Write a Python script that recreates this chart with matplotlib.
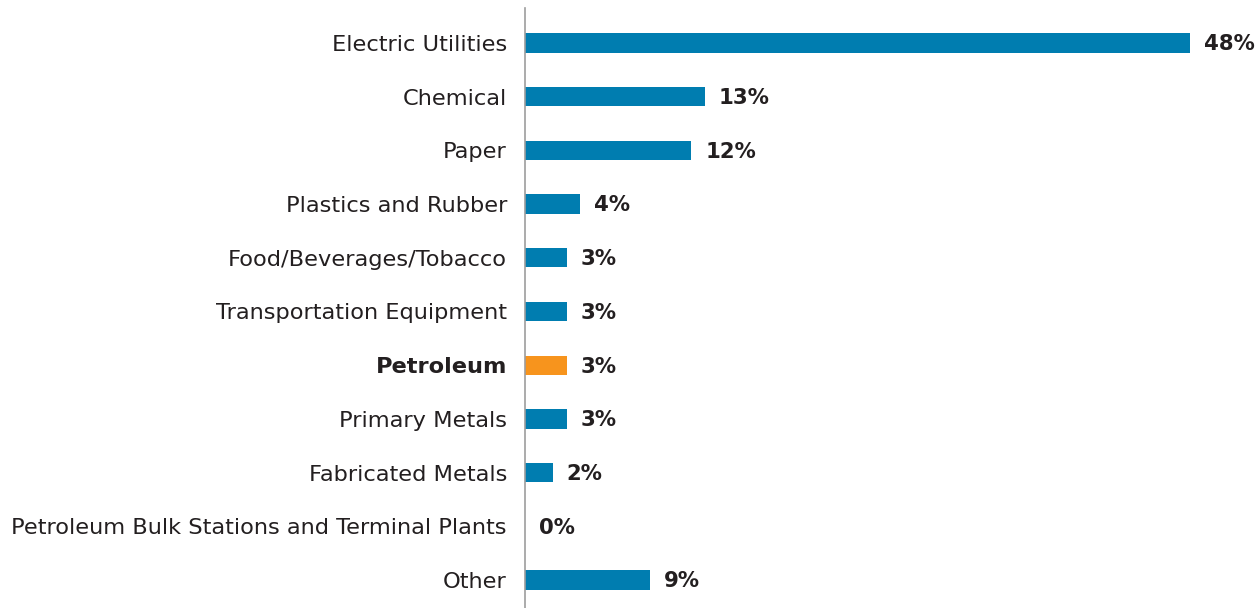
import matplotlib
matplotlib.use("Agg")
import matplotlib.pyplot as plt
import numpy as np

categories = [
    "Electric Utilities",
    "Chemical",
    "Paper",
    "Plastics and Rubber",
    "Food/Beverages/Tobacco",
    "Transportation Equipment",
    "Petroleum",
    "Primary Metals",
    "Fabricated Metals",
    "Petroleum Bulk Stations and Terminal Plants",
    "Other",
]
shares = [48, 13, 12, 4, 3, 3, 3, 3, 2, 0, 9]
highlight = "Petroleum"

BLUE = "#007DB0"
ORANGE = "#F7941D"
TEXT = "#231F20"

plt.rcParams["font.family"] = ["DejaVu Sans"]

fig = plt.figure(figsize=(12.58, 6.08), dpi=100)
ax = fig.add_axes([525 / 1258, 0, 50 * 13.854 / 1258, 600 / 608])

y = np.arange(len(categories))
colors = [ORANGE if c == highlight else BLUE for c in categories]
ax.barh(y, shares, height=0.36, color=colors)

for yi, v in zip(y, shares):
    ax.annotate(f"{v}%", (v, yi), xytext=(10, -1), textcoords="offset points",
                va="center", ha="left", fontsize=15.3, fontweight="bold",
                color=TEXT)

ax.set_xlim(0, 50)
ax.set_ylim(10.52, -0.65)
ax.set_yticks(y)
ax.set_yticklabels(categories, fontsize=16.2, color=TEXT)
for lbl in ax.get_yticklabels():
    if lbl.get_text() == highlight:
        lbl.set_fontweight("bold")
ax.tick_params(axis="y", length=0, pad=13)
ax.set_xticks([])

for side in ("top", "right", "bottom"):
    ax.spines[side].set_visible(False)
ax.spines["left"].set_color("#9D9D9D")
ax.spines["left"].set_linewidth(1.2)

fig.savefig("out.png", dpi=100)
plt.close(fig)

## Task instructions:
Using the data above, print every line exactly, omitting pictures.

## Problem solution:
Write a Python script that recreates this chart with matplotlib.
import matplotlib
matplotlib.use("Agg")
import matplotlib.pyplot as plt
import numpy as np

categories = [
    "Electric Utilities",
    "Chemical",
    "Paper",
    "Plastics and Rubber",
    "Food/Beverages/Tobacco",
    "Transportation Equipment",
    "Petroleum",
    "Primary Metals",
    "Fabricated Metals",
    "Petroleum Bulk Stations and Terminal Plants",
    "Other",
]
shares = [48, 13, 12, 4, 3, 3, 3, 3, 2, 0, 9]
highlight = "Petroleum"

BLUE = "#007DB0"
ORANGE = "#F7941D"
TEXT = "#231F20"

plt.rcParams["font.family"] = ["DejaVu Sans"]

fig = plt.figure(figsize=(12.58, 6.08), dpi=100)
ax = fig.add_axes([525 / 1258, 0, 50 * 13.854 / 1258, 600 / 608])

y = np.arange(len(categories))
colors = [ORANGE if c == highlight else BLUE for c in categories]
ax.barh(y, shares, height=0.36, color=colors)

for yi, v in zip(y, shares):
    ax.annotate(f"{v}%", (v, yi), xytext=(10, -1), textcoords="offset points",
                va="center", ha="left", fontsize=15.3, fontweight="bold",
                color=TEXT)

ax.set_xlim(0, 50)
ax.set_ylim(10.52, -0.65)
ax.set_yticks(y)
ax.set_yticklabels(categories, fontsize=16.2, color=TEXT)
for lbl in ax.get_yticklabels():
    if lbl.get_text() == highlight:
        lbl.set_fontweight("bold")
ax.tick_params(axis="y", length=0, pad=13)
ax.set_xticks([])

for side in ("top", "right", "bottom"):
    ax.spines[side].set_visible(False)
ax.spines["left"].set_color("#9D9D9D")
ax.spines["left"].set_linewidth(1.2)

fig.savefig("out.png", dpi=100)
plt.close(fig)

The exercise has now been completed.